Despite the critical public health role of veterinarians, the Association of American Veterinary Medical Colleges foresees a shortage of veterinarians. The 28 U.S. Colleges of Veterinary Medicine, operating at full capacity, can graduate only 2,500 veterinarians each year. Population trends project a shortage of 15,000 veterinarians by 2025.
Advocates describe a need to build national capacity in research and training for the prevention, surveillance, diagnosis, and control of newly emerging and reemerging infectious diseases. They suggest that national readiness to face public health challenges of the future requires an increase in the number of veterinary graduates and improved research capabilities in veterinary medicine.
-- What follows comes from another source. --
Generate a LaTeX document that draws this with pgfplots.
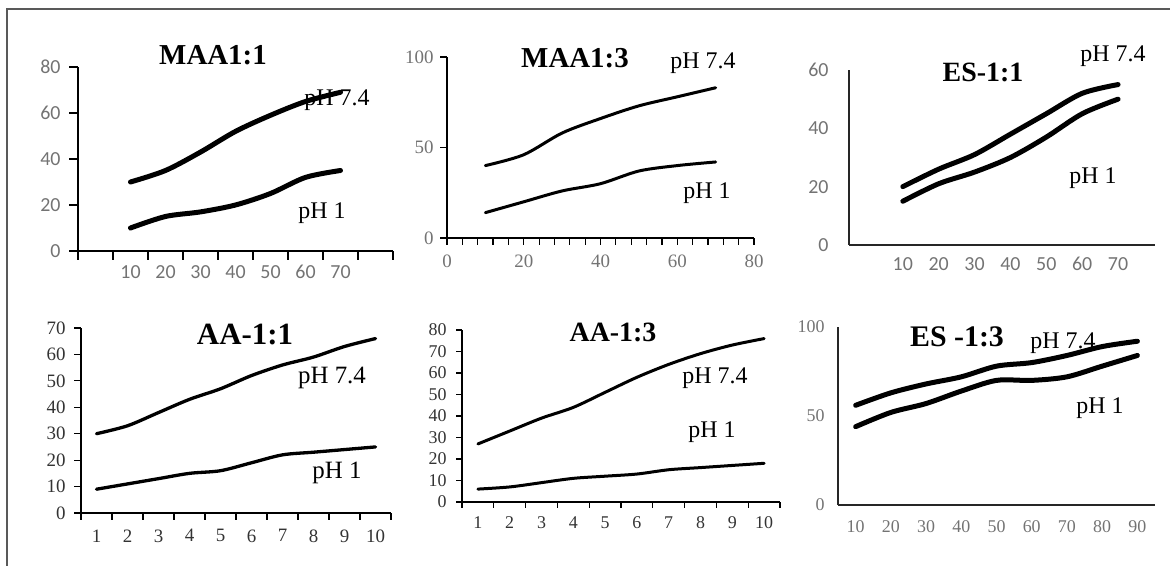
\documentclass[border=0pt]{standalone}
\usepackage{fontspec}
\setmainfont{Liberation Serif}
\newfontfamily\carlito{Carlito}
\usepackage{pgfplots}
\pgfplotsset{compat=1.18}

\pgfplotsset{
  panel/.style={
    scale only axis, anchor=south west, clip=false,
    axis lines=left, axis line style={-, line width=1.4bp, black},
    tick align=outside, tick style={black, line width=1.2bp},
    /pgf/number format/assume math mode=true,
  },
  curve/.style={black, smooth, no markers, line cap=round},
}
\newcommand{\ttl}[1]{\fontsize{#1}{#1}\selectfont\bfseries}
\newcommand{\phl}{\fontsize{24}{24}\selectfont}

\begin{document}
\begin{tikzpicture}[x=1bp,y=1bp]
\path[use as bounding box] (0,0) rectangle (1170,566);
\draw[line width=1.5bp, black!65] (7,0) -- (7,557) -- (1170,557);

% MAA1:1
\begin{axis}[panel, at={(78bp,315bp)}, width=315bp, height=184bp,
  xmin=-0.5, xmax=8.5, ymin=0, ymax=80,
  xtick={1,...,7}, xticklabels={10,20,30,40,50,60,70},
  minor xtick={-0.5,0.5,...,8.5}, major x tick style={draw=none},
  ytick={0,20,...,80},
  major tick length=9bp, minor tick length=9bp,
  tick label style={font=\carlito\fontsize{20}{20}\selectfont, text=black!55},
  xticklabel shift=2bp, yticklabel shift=5bp]
\addplot[curve, line width=5bp] coordinates {(1,30)(2,35)(3,43)(4,52)(5,59)(6,65)(7,69)};
\addplot[curve, line width=5bp] coordinates {(1,10)(2,15)(3,17)(4,20)(5,25)(6,32)(7,35)};
\end{axis}

% MAA1:3
\begin{axis}[panel, at={(447bp,328bp)}, width=307bp, height=181bp,
  xmin=0, xmax=80, ymin=0, ymax=100,
  xtick={0,20,...,80}, minor xtick={0,4,...,80},
  ytick={0,50,100},
  major tick length=7bp, minor tick length=7bp,
  tick label style={font=\fontsize{19}{19}\selectfont, text=black!55},
  xticklabel shift=6bp, yticklabel shift=3bp]
\addplot[curve, line width=3bp] coordinates {(10,40)(20,46)(30,58)(40,66)(50,73)(60,78)(70,83)};
\addplot[curve, line width=3bp] coordinates {(10,14)(20,20)(30,26)(40,30)(50,37)(60,40)(70,42)};
\end{axis}

% ES-1:1
\begin{axis}[panel, at={(849bp,321bp)}, width=306bp, height=175bp,
  axis line style={-, line width=1.2bp, black!85},
  xmin=-0.5, xmax=8.03, ymin=0, ymax=60,
  xtick={1,...,7}, xticklabels={10,20,30,40,50,60,70},
  ytick={0,20,...,60}, tick style={draw=none},
  major tick length=9bp,
  tick label style={font=\carlito\fontsize{20}{20}\selectfont, text=black!55},
  yticklabel shift=8bp]
\addplot[curve, line width=5bp] coordinates {(1,20)(2,26)(3,31)(4,38)(5,45)(6,52)(7,55)};
\addplot[curve, line width=5bp] coordinates {(1,15)(2,21)(3,25)(4,30)(5,37)(6,45)(7,50)};
\end{axis}

% AA-1:1
\begin{axis}[panel, at={(81bp,53bp)}, width=310bp, height=185bp,
  xmin=0.5, xmax=10.5, ymin=0, ymax=70,
  xtick={1,...,10}, minor xtick={0.5,1.5,...,10.5}, major x tick style={draw=none},
  ytick={0,10,...,70},
  major tick length=7bp, minor tick length=7bp,
  tick label style={font=\fontsize{19}{19}\selectfont, text=black!80},
  xticklabel shift=6bp, yticklabel shift=5bp]
\addplot[curve, line width=3.3bp] coordinates {(1,30)(2,33)(3,38)(4,43)(5,47)(6,52)(7,56)(8,59)(9,63)(10,66)};
\addplot[curve, line width=3.3bp] coordinates {(1,9)(2,11)(3,13)(4,15)(5,16)(6,19)(7,22)(8,23)(9,24)(10,25)};
\end{axis}

% AA-1:3
\begin{axis}[panel, at={(462bp,64bp)}, width=318bp, height=172bp,
  xmin=0.5, xmax=10.5, ymin=0, ymax=80,
  xtick={1,...,10}, minor xtick={0.5,1.5,...,10.5}, major x tick style={draw=none},
  ytick={0,10,...,80},
  major tick length=6bp, minor tick length=6bp,
  tick label style={font=\fontsize{18}{18}\selectfont, text=black!80},
  xticklabel shift=5bp, yticklabel shift=6bp]
\addplot[curve, line width=3bp] coordinates {(1,27)(2,33)(3,39)(4,44)(5,51)(6,58)(7,64)(8,69)(9,73)(10,76)};
\addplot[curve, line width=3bp] coordinates {(1,6)(2,7)(3,9)(4,11)(5,12)(6,13)(7,15)(8,16)(9,17)(10,18)};
\end{axis}

% ES -1:3
\begin{axis}[panel, at={(838bp,61bp)}, width=317bp, height=178bp,
  axis line style={-, line width=1.2bp, black!85},
  xmin=-0.5, xmax=8.5, ymin=0, ymax=100,
  xtick={0,...,8}, xticklabels={10,20,30,40,50,60,70,80,90},
  ytick={0,50,100}, tick style={draw=none},
  major tick length=10bp,
  tick label style={font=\fontsize{18}{18}\selectfont, text=black!55},
  xticklabel shift=2bp]
\addplot[curve, line width=5bp] coordinates {(0,56)(1,63)(2,68)(3,72)(4,78)(5,80)(6,84)(7,89)(8,92)};
\addplot[curve, line width=5bp] coordinates {(0,44)(1,52)(2,57)(3,64)(4,70)(5,70)(6,72)(7,78)(8,84)};
\end{axis}

% titles
\node at (213,511) {\ttl{29}MAA1:1};
\node at (575,508) {\ttl{29}MAA1:3};
\node at (983,494) {\ttl{28}ES-1:1};
\node at (245,231) {\ttl{31}AA-1:1};
\node at (613,234) {\ttl{28}AA-1:3};
\node at (957,229) {\ttl{30}ES -1:3};

% series labels
\node at (337,466) {\phl pH 7.4};
\node at (322,353) {\phl pH 1};
\node at (703,503) {\phl pH 7.4};
\node at (707,373) {\phl pH 1};
\node at (1113,510) {\phl pH 7.4};
\node at (1093,388) {\phl pH 1};
\node at (332,188) {\fontsize{25}{25}\selectfont pH 7.4};
\node at (337,93) {\fontsize{25}{25}\selectfont pH 1};
\node at (715,188) {\phl pH 7.4};
\node at (712,134) {\phl pH 1};
\node at (1063,223) {\phl pH 7.4};
\node at (1100,158) {\phl pH 1};
\end{tikzpicture}
\end{document}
Provisions of the Legislation/Impact on NIH
S. 914 and H.R. 2206 would have created a new institute at the National Institutes of Health, the National Institute of Comparative Medicine, and would have authorized a competitive grants program to be administered by the Secretary of Health and Human Services for the purpose of building infrastructure in veterinary medical education. “Eligible entities” for such grants would have been defined as accredited public or nonprofit schools of veterinary medicine, departments of comparative medicine, departments of veterinary science, schools of public health, and schools of medicine that offer training for veterinarians in a public health practice. The legislation would have also authorized the appropriation of $1.5 billion over 10 years to expand existing schools and increase classroom, administrative, and laboratory space.
Status and Outlook
S. 914 was introduced by Senator Wayne Allard (R-CO) on April 27, 2005, and was referred to the Senate Committee on Health, Education, Labor and Pensions. The bill was reported out favorably by the Committee without amendment. No further action occurred on this legislation during the 109th Congress.
H.R. 2206 was introduced by Representative Charles “Chip” Pickering, Jr. (R-MS) on May 9, 2005, and was referred to the House Energy and Commerce Subcommittee on Health. The bill was reported out favorably by the Committee without amendment. No further action occurred on this legislation during the 109th Congress.